-- start of COLLECTED MATERIAL --

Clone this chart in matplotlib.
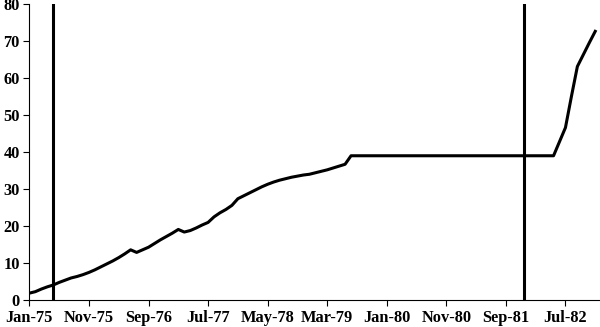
import matplotlib.pyplot as plt
import numpy as np

# monthly series, Jan-75 .. Dec-82
values = [1.9, 2.3, 3.0, 3.6, 4.1, 4.8, 5.4, 6.0, 6.4, 6.9, 7.5, 8.2,
          9.0, 9.8, 10.6, 11.5, 12.5, 13.6, 12.9, 13.6, 14.3, 15.3, 16.3, 17.2,
          18.1, 19.1, 18.4, 18.8, 19.5, 20.3, 21.0, 22.5, 23.6, 24.5, 25.6, 27.4,
          28.2, 29.0, 29.8, 30.6, 31.3, 31.9, 32.4, 32.8, 33.2, 33.5, 33.8, 34.0,
          34.4, 34.8, 35.2, 35.7, 36.2, 36.7] + [39.0] * 35 + \
         [42.8, 46.6, 55.0, 63.1, 66.3, 69.5, 72.6]

tick_labels = ['Jan-75', 'Nov-75', 'Sep-76', 'Jul-77', 'May-78', 'Mar-79',
               'Jan-80', 'Nov-80', 'Sep-81', 'Jul-82']
tick_step = 10
event_months = [4, 83]  # May-75, Dec-81

plt.rcParams['font.family'] = 'Liberation Serif'
plt.rcParams['font.weight'] = 'bold'

fig = plt.figure(figsize=(6, 3.27), dpi=100)
ax = fig.add_axes([0.049, 0.082, 0.951, 0.906])

x = np.arange(len(values))
ax.plot(x, values, color='black', linewidth=2.2, solid_joinstyle='round')
for m in event_months:
    ax.axvline(m, color='black', linewidth=2.2)

ax.set_xlim(0, 95.8)
ax.set_ylim(0, 80)
ax.set_xticks(np.arange(len(tick_labels)) * tick_step)
ax.set_xticklabels(tick_labels)
ax.set_yticks(range(0, 81, 10))
ax.tick_params(labelsize=11.8, length=4, width=0.8, direction='out', pad=3)
ax.spines['top'].set_visible(False)
ax.spines['right'].set_visible(False)
for s in ['left', 'bottom']:
    ax.spines[s].set_linewidth(0.8)

fig.savefig('out.png', dpi=100)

-- end of COLLECTED MATERIAL --

**TASK BRIEF:** Copy all the lines of data exactly as they appear, dropping any images.

**SOLUTION TO THIS PROBLEM:**
Clone this chart in matplotlib.
import matplotlib.pyplot as plt
import numpy as np

# monthly series, Jan-75 .. Dec-82
values = [1.9, 2.3, 3.0, 3.6, 4.1, 4.8, 5.4, 6.0, 6.4, 6.9, 7.5, 8.2,
          9.0, 9.8, 10.6, 11.5, 12.5, 13.6, 12.9, 13.6, 14.3, 15.3, 16.3, 17.2,
          18.1, 19.1, 18.4, 18.8, 19.5, 20.3, 21.0, 22.5, 23.6, 24.5, 25.6, 27.4,
          28.2, 29.0, 29.8, 30.6, 31.3, 31.9, 32.4, 32.8, 33.2, 33.5, 33.8, 34.0,
          34.4, 34.8, 35.2, 35.7, 36.2, 36.7] + [39.0] * 35 + \
         [42.8, 46.6, 55.0, 63.1, 66.3, 69.5, 72.6]

tick_labels = ['Jan-75', 'Nov-75', 'Sep-76', 'Jul-77', 'May-78', 'Mar-79',
               'Jan-80', 'Nov-80', 'Sep-81', 'Jul-82']
tick_step = 10
event_months = [4, 83]  # May-75, Dec-81

plt.rcParams['font.family'] = 'Liberation Serif'
plt.rcParams['font.weight'] = 'bold'

fig = plt.figure(figsize=(6, 3.27), dpi=100)
ax = fig.add_axes([0.049, 0.082, 0.951, 0.906])

x = np.arange(len(values))
ax.plot(x, values, color='black', linewidth=2.2, solid_joinstyle='round')
for m in event_months:
    ax.axvline(m, color='black', linewidth=2.2)

ax.set_xlim(0, 95.8)
ax.set_ylim(0, 80)
ax.set_xticks(np.arange(len(tick_labels)) * tick_step)
ax.set_xticklabels(tick_labels)
ax.set_yticks(range(0, 81, 10))
ax.tick_params(labelsize=11.8, length=4, width=0.8, direction='out', pad=3)
ax.spines['top'].set_visible(False)
ax.spines['right'].set_visible(False)
for s in ['left', 'bottom']:
    ax.spines[s].set_linewidth(0.8)

fig.savefig('out.png', dpi=100)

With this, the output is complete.